Objective: Each entry below should be reproduced character for character.

Recorded data
▼▼▼

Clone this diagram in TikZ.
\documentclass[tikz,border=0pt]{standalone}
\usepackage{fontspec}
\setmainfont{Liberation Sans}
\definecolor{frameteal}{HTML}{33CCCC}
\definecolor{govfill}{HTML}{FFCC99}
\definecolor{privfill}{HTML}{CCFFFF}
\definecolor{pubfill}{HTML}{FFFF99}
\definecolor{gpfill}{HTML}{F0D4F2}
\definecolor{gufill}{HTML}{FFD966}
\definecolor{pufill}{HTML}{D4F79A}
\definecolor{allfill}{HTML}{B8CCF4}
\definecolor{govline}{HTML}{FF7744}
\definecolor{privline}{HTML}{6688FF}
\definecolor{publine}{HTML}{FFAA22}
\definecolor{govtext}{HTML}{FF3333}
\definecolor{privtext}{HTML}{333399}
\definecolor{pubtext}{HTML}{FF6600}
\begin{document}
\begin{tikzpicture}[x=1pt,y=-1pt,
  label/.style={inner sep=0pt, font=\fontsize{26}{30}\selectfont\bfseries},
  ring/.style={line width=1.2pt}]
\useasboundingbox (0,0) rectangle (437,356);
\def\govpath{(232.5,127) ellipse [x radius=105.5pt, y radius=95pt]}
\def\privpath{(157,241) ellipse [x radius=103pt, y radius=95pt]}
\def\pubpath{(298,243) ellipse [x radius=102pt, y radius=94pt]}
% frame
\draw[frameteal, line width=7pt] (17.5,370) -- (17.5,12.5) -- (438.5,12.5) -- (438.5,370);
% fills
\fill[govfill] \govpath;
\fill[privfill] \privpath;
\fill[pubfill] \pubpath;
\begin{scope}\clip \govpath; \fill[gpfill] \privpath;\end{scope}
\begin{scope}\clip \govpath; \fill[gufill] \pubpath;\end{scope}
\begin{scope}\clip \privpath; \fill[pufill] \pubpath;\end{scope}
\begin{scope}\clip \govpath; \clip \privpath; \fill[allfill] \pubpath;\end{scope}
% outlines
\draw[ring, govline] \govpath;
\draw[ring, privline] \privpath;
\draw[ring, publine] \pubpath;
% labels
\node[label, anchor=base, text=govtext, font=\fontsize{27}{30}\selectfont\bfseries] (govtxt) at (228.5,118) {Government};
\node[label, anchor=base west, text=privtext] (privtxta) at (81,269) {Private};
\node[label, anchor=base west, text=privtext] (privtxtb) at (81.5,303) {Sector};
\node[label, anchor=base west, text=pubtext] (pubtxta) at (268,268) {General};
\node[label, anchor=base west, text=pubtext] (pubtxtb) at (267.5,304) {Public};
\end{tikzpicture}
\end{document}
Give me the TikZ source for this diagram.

▲▲▲

The answer:
Clone this diagram in TikZ.
\documentclass[tikz,border=0pt]{standalone}
\usepackage{fontspec}
\setmainfont{Liberation Sans}
\definecolor{frameteal}{HTML}{33CCCC}
\definecolor{govfill}{HTML}{FFCC99}
\definecolor{privfill}{HTML}{CCFFFF}
\definecolor{pubfill}{HTML}{FFFF99}
\definecolor{gpfill}{HTML}{F0D4F2}
\definecolor{gufill}{HTML}{FFD966}
\definecolor{pufill}{HTML}{D4F79A}
\definecolor{allfill}{HTML}{B8CCF4}
\definecolor{govline}{HTML}{FF7744}
\definecolor{privline}{HTML}{6688FF}
\definecolor{publine}{HTML}{FFAA22}
\definecolor{govtext}{HTML}{FF3333}
\definecolor{privtext}{HTML}{333399}
\definecolor{pubtext}{HTML}{FF6600}
\begin{document}
\begin{tikzpicture}[x=1pt,y=-1pt,
  label/.style={inner sep=0pt, font=\fontsize{26}{30}\selectfont\bfseries},
  ring/.style={line width=1.2pt}]
\useasboundingbox (0,0) rectangle (437,356);
\def\govpath{(232.5,127) ellipse [x radius=105.5pt, y radius=95pt]}
\def\privpath{(157,241) ellipse [x radius=103pt, y radius=95pt]}
\def\pubpath{(298,243) ellipse [x radius=102pt, y radius=94pt]}
% frame
\draw[frameteal, line width=7pt] (17.5,370) -- (17.5,12.5) -- (438.5,12.5) -- (438.5,370);
% fills
\fill[govfill] \govpath;
\fill[privfill] \privpath;
\fill[pubfill] \pubpath;
\begin{scope}\clip \govpath; \fill[gpfill] \privpath;\end{scope}
\begin{scope}\clip \govpath; \fill[gufill] \pubpath;\end{scope}
\begin{scope}\clip \privpath; \fill[pufill] \pubpath;\end{scope}
\begin{scope}\clip \govpath; \clip \privpath; \fill[allfill] \pubpath;\end{scope}
% outlines
\draw[ring, govline] \govpath;
\draw[ring, privline] \privpath;
\draw[ring, publine] \pubpath;
% labels
\node[label, anchor=base, text=govtext, font=\fontsize{27}{30}\selectfont\bfseries] (govtxt) at (228.5,118) {Government};
\node[label, anchor=base west, text=privtext] (privtxta) at (81,269) {Private};
\node[label, anchor=base west, text=privtext] (privtxtb) at (81.5,303) {Sector};
\node[label, anchor=base west, text=pubtext] (pubtxta) at (268,268) {General};
\node[label, anchor=base west, text=pubtext] (pubtxtb) at (267.5,304) {Public};
\end{tikzpicture}
\end{document}
Give me the TikZ source for this diagram.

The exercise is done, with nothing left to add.